## START Collected data
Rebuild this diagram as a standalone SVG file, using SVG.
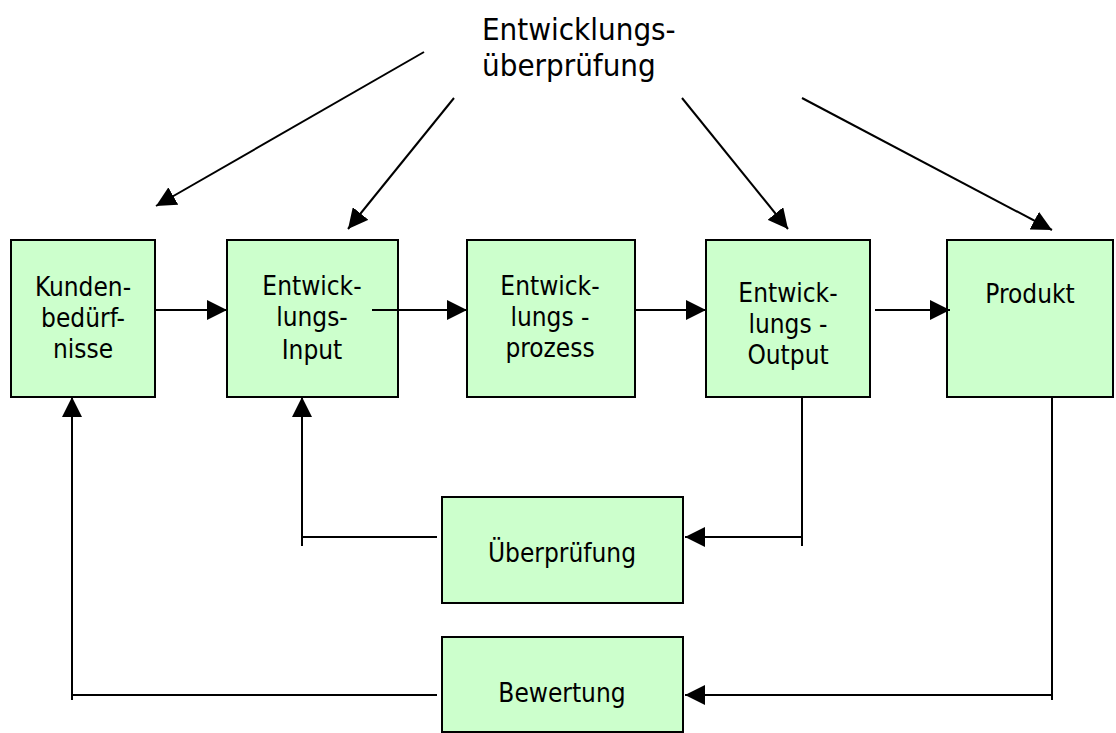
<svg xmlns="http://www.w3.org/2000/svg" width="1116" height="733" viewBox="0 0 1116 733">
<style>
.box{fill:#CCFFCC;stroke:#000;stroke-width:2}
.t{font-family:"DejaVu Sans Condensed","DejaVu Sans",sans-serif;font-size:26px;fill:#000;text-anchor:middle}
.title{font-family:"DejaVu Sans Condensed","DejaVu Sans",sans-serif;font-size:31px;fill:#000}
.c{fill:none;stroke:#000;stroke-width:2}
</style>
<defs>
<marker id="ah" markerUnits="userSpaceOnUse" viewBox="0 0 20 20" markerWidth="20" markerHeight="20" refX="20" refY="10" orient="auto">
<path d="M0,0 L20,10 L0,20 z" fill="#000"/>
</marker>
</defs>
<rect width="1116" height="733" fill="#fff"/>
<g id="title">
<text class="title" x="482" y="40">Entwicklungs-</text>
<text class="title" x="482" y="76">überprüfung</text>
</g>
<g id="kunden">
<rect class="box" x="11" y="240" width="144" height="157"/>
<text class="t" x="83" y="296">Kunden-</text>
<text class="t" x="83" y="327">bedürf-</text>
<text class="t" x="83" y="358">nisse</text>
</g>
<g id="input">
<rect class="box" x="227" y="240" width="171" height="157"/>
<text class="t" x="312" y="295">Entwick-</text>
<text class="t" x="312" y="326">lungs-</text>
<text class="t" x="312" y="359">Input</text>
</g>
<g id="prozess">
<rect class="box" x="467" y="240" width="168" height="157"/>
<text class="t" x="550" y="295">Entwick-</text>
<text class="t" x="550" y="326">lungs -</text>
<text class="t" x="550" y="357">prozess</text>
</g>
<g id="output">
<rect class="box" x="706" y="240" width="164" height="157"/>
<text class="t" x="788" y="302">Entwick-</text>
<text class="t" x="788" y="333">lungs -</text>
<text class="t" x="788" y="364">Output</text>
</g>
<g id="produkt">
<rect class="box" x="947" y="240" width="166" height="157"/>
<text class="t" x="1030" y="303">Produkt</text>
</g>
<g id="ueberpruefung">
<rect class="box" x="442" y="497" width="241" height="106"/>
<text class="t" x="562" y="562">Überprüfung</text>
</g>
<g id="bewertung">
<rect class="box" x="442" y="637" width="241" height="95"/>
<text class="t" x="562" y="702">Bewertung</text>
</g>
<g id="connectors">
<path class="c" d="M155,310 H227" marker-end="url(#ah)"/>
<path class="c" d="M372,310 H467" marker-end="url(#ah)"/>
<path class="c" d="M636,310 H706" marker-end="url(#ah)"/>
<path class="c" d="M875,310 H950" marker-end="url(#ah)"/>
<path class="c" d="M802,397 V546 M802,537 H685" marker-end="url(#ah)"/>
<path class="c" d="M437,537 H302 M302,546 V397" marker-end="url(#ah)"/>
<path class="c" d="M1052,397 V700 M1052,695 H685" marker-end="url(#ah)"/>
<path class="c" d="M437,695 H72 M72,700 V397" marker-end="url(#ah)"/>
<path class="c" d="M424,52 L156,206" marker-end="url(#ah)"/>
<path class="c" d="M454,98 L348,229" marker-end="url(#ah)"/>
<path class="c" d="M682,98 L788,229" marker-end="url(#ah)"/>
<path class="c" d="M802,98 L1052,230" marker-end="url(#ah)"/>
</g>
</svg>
## END Collected data
Your objective — Copy out the listing exactly as it stands, but not the pictures.

Result of the exercise —
Rebuild this diagram as a standalone SVG file, using SVG.
<svg xmlns="http://www.w3.org/2000/svg" width="1116" height="733" viewBox="0 0 1116 733">
<style>
.box{fill:#CCFFCC;stroke:#000;stroke-width:2}
.t{font-family:"DejaVu Sans Condensed","DejaVu Sans",sans-serif;font-size:26px;fill:#000;text-anchor:middle}
.title{font-family:"DejaVu Sans Condensed","DejaVu Sans",sans-serif;font-size:31px;fill:#000}
.c{fill:none;stroke:#000;stroke-width:2}
</style>
<defs>
<marker id="ah" markerUnits="userSpaceOnUse" viewBox="0 0 20 20" markerWidth="20" markerHeight="20" refX="20" refY="10" orient="auto">
<path d="M0,0 L20,10 L0,20 z" fill="#000"/>
</marker>
</defs>
<rect width="1116" height="733" fill="#fff"/>
<g id="title">
<text class="title" x="482" y="40">Entwicklungs-</text>
<text class="title" x="482" y="76">überprüfung</text>
</g>
<g id="kunden">
<rect class="box" x="11" y="240" width="144" height="157"/>
<text class="t" x="83" y="296">Kunden-</text>
<text class="t" x="83" y="327">bedürf-</text>
<text class="t" x="83" y="358">nisse</text>
</g>
<g id="input">
<rect class="box" x="227" y="240" width="171" height="157"/>
<text class="t" x="312" y="295">Entwick-</text>
<text class="t" x="312" y="326">lungs-</text>
<text class="t" x="312" y="359">Input</text>
</g>
<g id="prozess">
<rect class="box" x="467" y="240" width="168" height="157"/>
<text class="t" x="550" y="295">Entwick-</text>
<text class="t" x="550" y="326">lungs -</text>
<text class="t" x="550" y="357">prozess</text>
</g>
<g id="output">
<rect class="box" x="706" y="240" width="164" height="157"/>
<text class="t" x="788" y="302">Entwick-</text>
<text class="t" x="788" y="333">lungs -</text>
<text class="t" x="788" y="364">Output</text>
</g>
<g id="produkt">
<rect class="box" x="947" y="240" width="166" height="157"/>
<text class="t" x="1030" y="303">Produkt</text>
</g>
<g id="ueberpruefung">
<rect class="box" x="442" y="497" width="241" height="106"/>
<text class="t" x="562" y="562">Überprüfung</text>
</g>
<g id="bewertung">
<rect class="box" x="442" y="637" width="241" height="95"/>
<text class="t" x="562" y="702">Bewertung</text>
</g>
<g id="connectors">
<path class="c" d="M155,310 H227" marker-end="url(#ah)"/>
<path class="c" d="M372,310 H467" marker-end="url(#ah)"/>
<path class="c" d="M636,310 H706" marker-end="url(#ah)"/>
<path class="c" d="M875,310 H950" marker-end="url(#ah)"/>
<path class="c" d="M802,397 V546 M802,537 H685" marker-end="url(#ah)"/>
<path class="c" d="M437,537 H302 M302,546 V397" marker-end="url(#ah)"/>
<path class="c" d="M1052,397 V700 M1052,695 H685" marker-end="url(#ah)"/>
<path class="c" d="M437,695 H72 M72,700 V397" marker-end="url(#ah)"/>
<path class="c" d="M424,52 L156,206" marker-end="url(#ah)"/>
<path class="c" d="M454,98 L348,229" marker-end="url(#ah)"/>
<path class="c" d="M682,98 L788,229" marker-end="url(#ah)"/>
<path class="c" d="M802,98 L1052,230" marker-end="url(#ah)"/>
</g>
</svg>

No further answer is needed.